# What the task requires
Please set down all the lines beneath this one exactly, without the pictures.
::::::::
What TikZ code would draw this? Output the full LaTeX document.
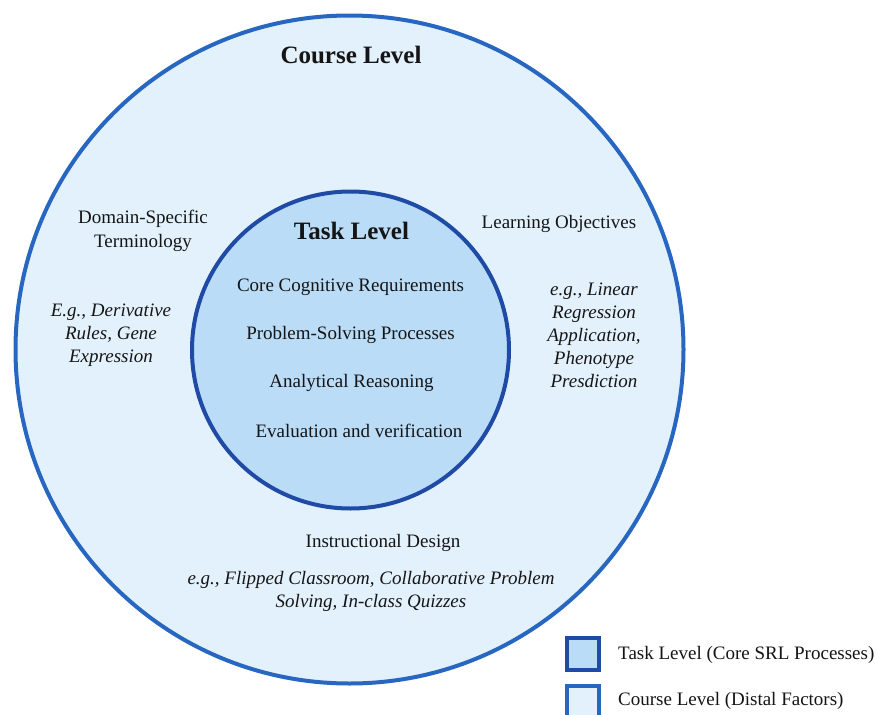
\documentclass[tikz,border=0pt]{standalone}
\usepackage{fontspec}
\setmainfont{Liberation Serif}
\definecolor{outerfill}{HTML}{E3F1FC}
\definecolor{innerfill}{HTML}{BBDCF7}
\definecolor{outerline}{HTML}{2767C1}
\definecolor{innerline}{HTML}{1F4AA5}
\definecolor{ink}{HTML}{151515}
\begin{document}
\begin{tikzpicture}[x=1pt,y=-1pt,
  lbl/.style={text=ink,inner sep=0pt,align=center,font=\fontsize{19}{23.5}\selectfont},
  ital/.style={lbl,font=\fontsize{19}{23}\selectfont\itshape},
  head/.style={text=ink,inner sep=0pt,font=\fontsize{25}{30}\selectfont\bfseries},
  outerring/.style={draw=outerline,fill=outerfill,line width=4pt},
  innerring/.style={draw=innerline,fill=innerfill,line width=4pt},
  keybox/.style={minimum size=32pt,inner sep=0pt}]
\clip (0,0) rectangle (876,715);
\fill[white] (0,0) rectangle (876,715);

% nested levels
\node[outerring,circle,minimum size=668pt,inner sep=0pt] (course) at (349.5,349.5) {};
\node[innerring,circle,minimum size=317pt,inner sep=0pt] (task) at (350.5,350) {};

% course level contents
\node[head] (coursetitle) at (351,55) {Course Level};
\node[lbl] (domain) at (143,231) {Domain-Specific\\Terminology};
\node[ital] (domainex) at (111,335) {E.g., Derivative\\Rules, Gene\\Expression};
\node[lbl] (objectives) at (559,224) {Learning Objectives};
\node[ital] (objectivesex) at (594,335) {e.g., Linear\\Regression\\Application,\\Phenotype\\Presdiction};
\node[lbl] (design) at (383,543) {Instructional Design};
\node[ital] (designex) at (371,591.5) {e.g., Flipped Classroom, Collaborative Problem\\Solving, In-class Quizzes};

% task level contents
\node[head] (tasktitle) at (351.5,231) {Task Level};
\node[lbl] (req) at (350.5,287) {Core Cognitive Requirements};
\node[lbl] (proc) at (350.5,335) {Problem-Solving Processes};
\node[lbl] (reason) at (351.5,383) {Analytical Reasoning};
\node[lbl] (verify) at (359,431) {Evaluation and verification};

% legend
\node[innerring,keybox,line width=3.5pt] (keytask) at (583,654) {};
\node[lbl,anchor=west] (keytasklbl) at (618,655) {Task Level (Core SRL Processes)};
\node[outerring,keybox,line width=3.5pt] (keycourse) at (583,702) {};
\node[lbl,anchor=west] (keycourselbl) at (618,701) {Course Level (Distal Factors)};
\end{tikzpicture}
\end{document}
::::::::
# Solution for this problem
What TikZ code would draw this? Output the full LaTeX document.
\documentclass[tikz,border=0pt]{standalone}
\usepackage{fontspec}
\setmainfont{Liberation Serif}
\definecolor{outerfill}{HTML}{E3F1FC}
\definecolor{innerfill}{HTML}{BBDCF7}
\definecolor{outerline}{HTML}{2767C1}
\definecolor{innerline}{HTML}{1F4AA5}
\definecolor{ink}{HTML}{151515}
\begin{document}
\begin{tikzpicture}[x=1pt,y=-1pt,
  lbl/.style={text=ink,inner sep=0pt,align=center,font=\fontsize{19}{23.5}\selectfont},
  ital/.style={lbl,font=\fontsize{19}{23}\selectfont\itshape},
  head/.style={text=ink,inner sep=0pt,font=\fontsize{25}{30}\selectfont\bfseries},
  outerring/.style={draw=outerline,fill=outerfill,line width=4pt},
  innerring/.style={draw=innerline,fill=innerfill,line width=4pt},
  keybox/.style={minimum size=32pt,inner sep=0pt}]
\clip (0,0) rectangle (876,715);
\fill[white] (0,0) rectangle (876,715);

% nested levels
\node[outerring,circle,minimum size=668pt,inner sep=0pt] (course) at (349.5,349.5) {};
\node[innerring,circle,minimum size=317pt,inner sep=0pt] (task) at (350.5,350) {};

% course level contents
\node[head] (coursetitle) at (351,55) {Course Level};
\node[lbl] (domain) at (143,231) {Domain-Specific\\Terminology};
\node[ital] (domainex) at (111,335) {E.g., Derivative\\Rules, Gene\\Expression};
\node[lbl] (objectives) at (559,224) {Learning Objectives};
\node[ital] (objectivesex) at (594,335) {e.g., Linear\\Regression\\Application,\\Phenotype\\Presdiction};
\node[lbl] (design) at (383,543) {Instructional Design};
\node[ital] (designex) at (371,591.5) {e.g., Flipped Classroom, Collaborative Problem\\Solving, In-class Quizzes};

% task level contents
\node[head] (tasktitle) at (351.5,231) {Task Level};
\node[lbl] (req) at (350.5,287) {Core Cognitive Requirements};
\node[lbl] (proc) at (350.5,335) {Problem-Solving Processes};
\node[lbl] (reason) at (351.5,383) {Analytical Reasoning};
\node[lbl] (verify) at (359,431) {Evaluation and verification};

% legend
\node[innerring,keybox,line width=3.5pt] (keytask) at (583,654) {};
\node[lbl,anchor=west] (keytasklbl) at (618,655) {Task Level (Core SRL Processes)};
\node[outerring,keybox,line width=3.5pt] (keycourse) at (583,702) {};
\node[lbl,anchor=west] (keycourselbl) at (618,701) {Course Level (Distal Factors)};
\end{tikzpicture}
\end{document}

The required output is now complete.